En mitad de toda esta lucha han quedado de nuevo los civiles, acostumbrados a enterrar a sus hijos desde hace décadas. En el último lustro, cuando una relativa paz dominaba Anatolia, las diferencias entre turcos y kurdos habían comenzado a aligerarse. Los tabúes sobre la causa kurda ya no eran tan estrictos. Hoy la desconfianza mutua renace en un país neurótico, atemorizado por los golpistas y los posibles atentados de militantes kurdos, izquierda radical o Estado Islámico, además de la constante brutalidad policial que sufren los kurdos. Yusuf Andis, un pescadero de 45 años en un mercado de Diyarbakir, insiste en la tristeza que le genera esta situación. Sonríe porque desde pequeño aprendió a mirar a la guerra con normalidad. Pero la aborrece. Por eso insiste en la paz y la figura de Abdullah Öcalan, el encarcelado líder del PKK: «Todo está en manos de Öcalan. Si él pidiese el fin de la lucha los militantes tendrían que hacerlo. Pero de momento el PKK está obligado a continuar la lucha porque su honor está en juego».

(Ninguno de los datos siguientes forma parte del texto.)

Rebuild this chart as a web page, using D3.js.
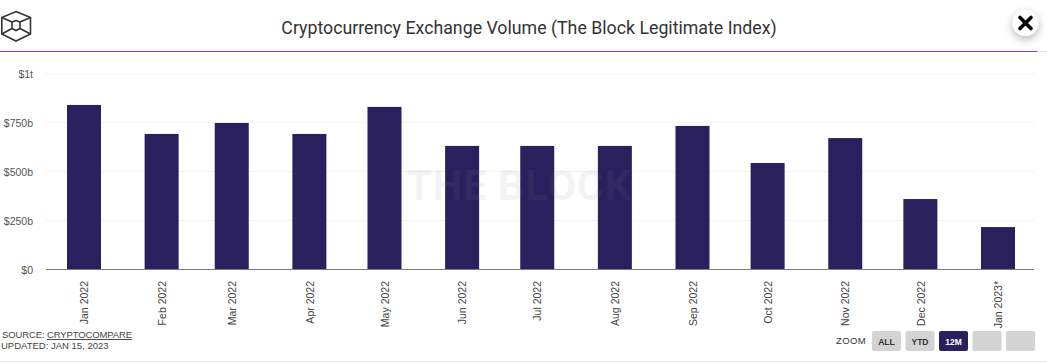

En los dos años que antecedieron al nuevo conflicto, Öcalan dirigió el proceso de paz. El 28 de febrero de 2015 se produjo la declaración de Dolmabahçe, en donde representantes del Gobierno y miembros del HDP presentaron una hoja de ruta para lograr la paz. Eran 10 puntos en los que se hablaba de autonomía y reforma constitucional, y fueron negociados por Öcalan y la inteligencia turca, una extensión de los deseos de Erdogan. Era el mayor éxito en esta lucha que ha dejado más de 40.000 muertos. Pero se esfumó, poco después, cuando Erdogan rechazó el acuerdo en su camino hacia las elecciones que afrontaba su elegido, el que fuera primer ministro Ahmet Davutoglu. En esta carrera deshizo muchos de sus logros: incomunicó a Öcalan, provocó al PKK y advirtió de que no permitiría los avances de los kurdo-sirios. Por eso la oposición le acusa de quemar la paz para aferrarse al nacionalismo turco. El PKK también estaba preparado para la lucha, como reflejó la rápida irrupción de sus milicias en las ciudades.

Durante la celebración del Newroz, Abdullah, de 65 años, aseguraba que «si el Estado turco fuese verdaderamente democrático nos daría nuestros derechos. En cambio nos ataca, nos llama terroristas. Esto nos indigna. Pero el problema de todo este conflicto es Erdogan. Él ha cancelado cada avance y no ha dejado de atacarnos. Por eso nacieron las zanjas, que son una forma de autodefensa. Si no lo hubiese hecho, si no hubiese querido convertirse en sultán, nada de esto habría ocurrido y viviríamos en paz. Ahora, en cambio, nos queda la guerra».